2 (Sat) April 2011
Grilled Lamb Chops
at Aliman Auto Camp Site
-Chuncheon, Gangwon, Republic of Korea-
w MtG, CBD
With the coming of spring, and the ever-increasing popularity of camping in Korea, and the celebrity of some of our members in the camping community, we were contacted by KBS (one of the national networks) to film a segment for a cultural program on TV. They dropped in with a camera crew and a young family of novice campers – father, mother, toddler – to engage in a brief semi-scripted exchange: the veterans showing the newbies how things are done. Although food wasn’t specifically in the script, the producers saw the lamb chops that I had been preparing and suddenly decided to work it in, probably due to the novelty of eating lamb, along with the visual appeal of grilled bone-in chops over live coals in my VHS portable grill. I didn’t want to be on camera, though my hands might’ve been filmed during the cooking process, so LHS took the lead role.
The dialogue went something like:
LHS: “Please, try some lamb. It is very good.”
Mother: “Wow, this is so tasty! A very unique flavor! What gave you the idea to make lamb?”
LHS: “We usually eat beef and pork like everyone else, but sometimes we seek more unconventional foods, like lamb. It’s especially good with Tapatio Hot Sauce.”
Mother: “I see. Thank you for the yummy food and the words of wisdom. We hope to learn from your example.”
I realize that it sounds fake, like something from a poorly dubbed kung fu movie, but that’s almost verbatim.

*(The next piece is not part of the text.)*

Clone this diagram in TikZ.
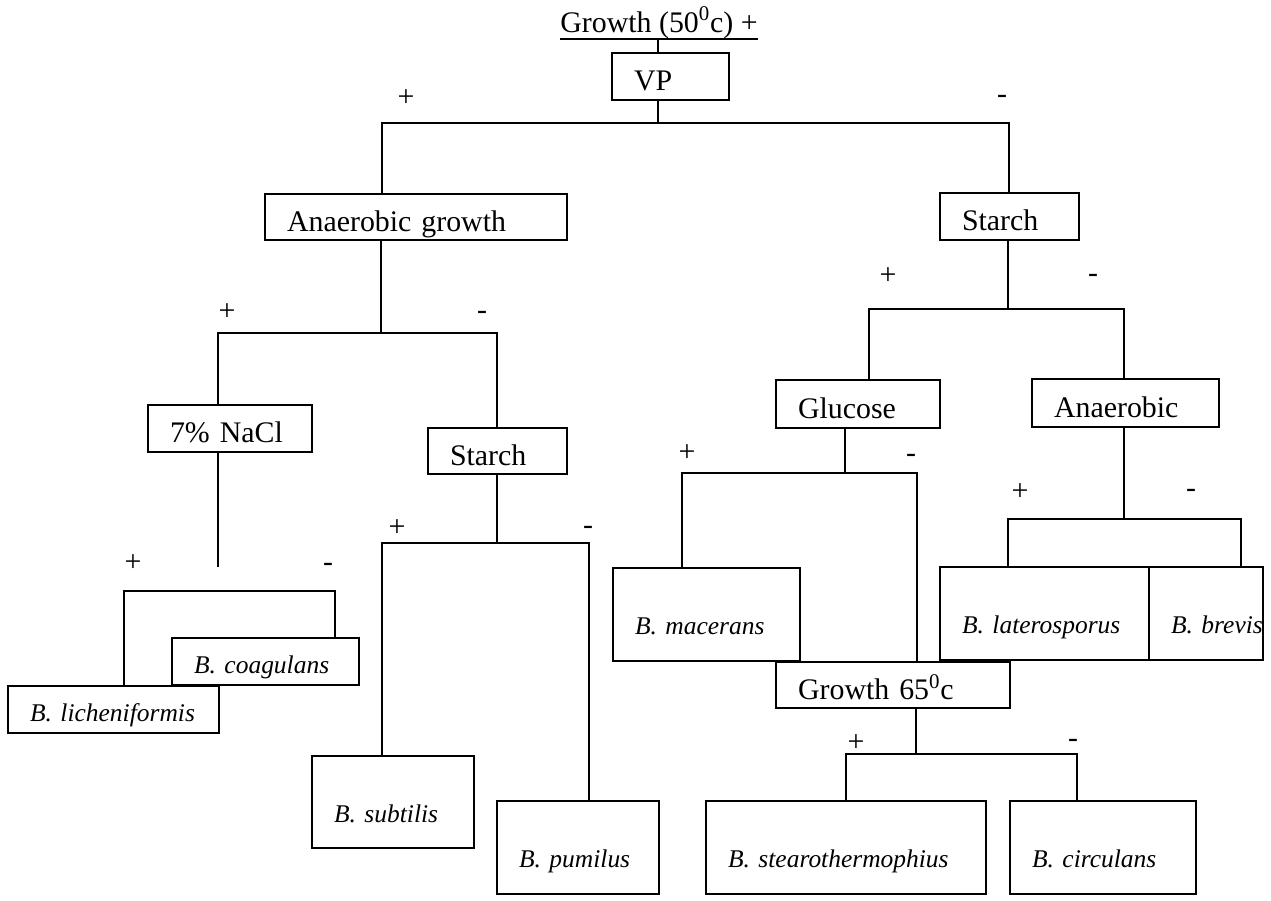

The lamb turned out exquisite. Eschewing published recipes, most of which called for spices that I either didn’t have (e.g., marjoram) or don’t like (e.g., cloves), I tossed in a bunch of seasonings at random, including worcestershire sauce, lemon juice, lemon zest, red wine vinegar, vermouth, thyme, garlic powder, celery powder, cayenne, salt, black pepper, white pepper, sugar. The worcestershire and thyme came through, but it all worked to provide a savory/sweet/spicy flavor profile, enhanced by hints of charred smokiness. The Tapatio added a bit of kick. I’m tempted to rate this 4.0, but without extensive experience cooking or eating lamb I can’t confidently state that the dish exemplified perfection. Everyone else seemed to enjoy it, too, though maybe not the newbie family, despite what they said on camera.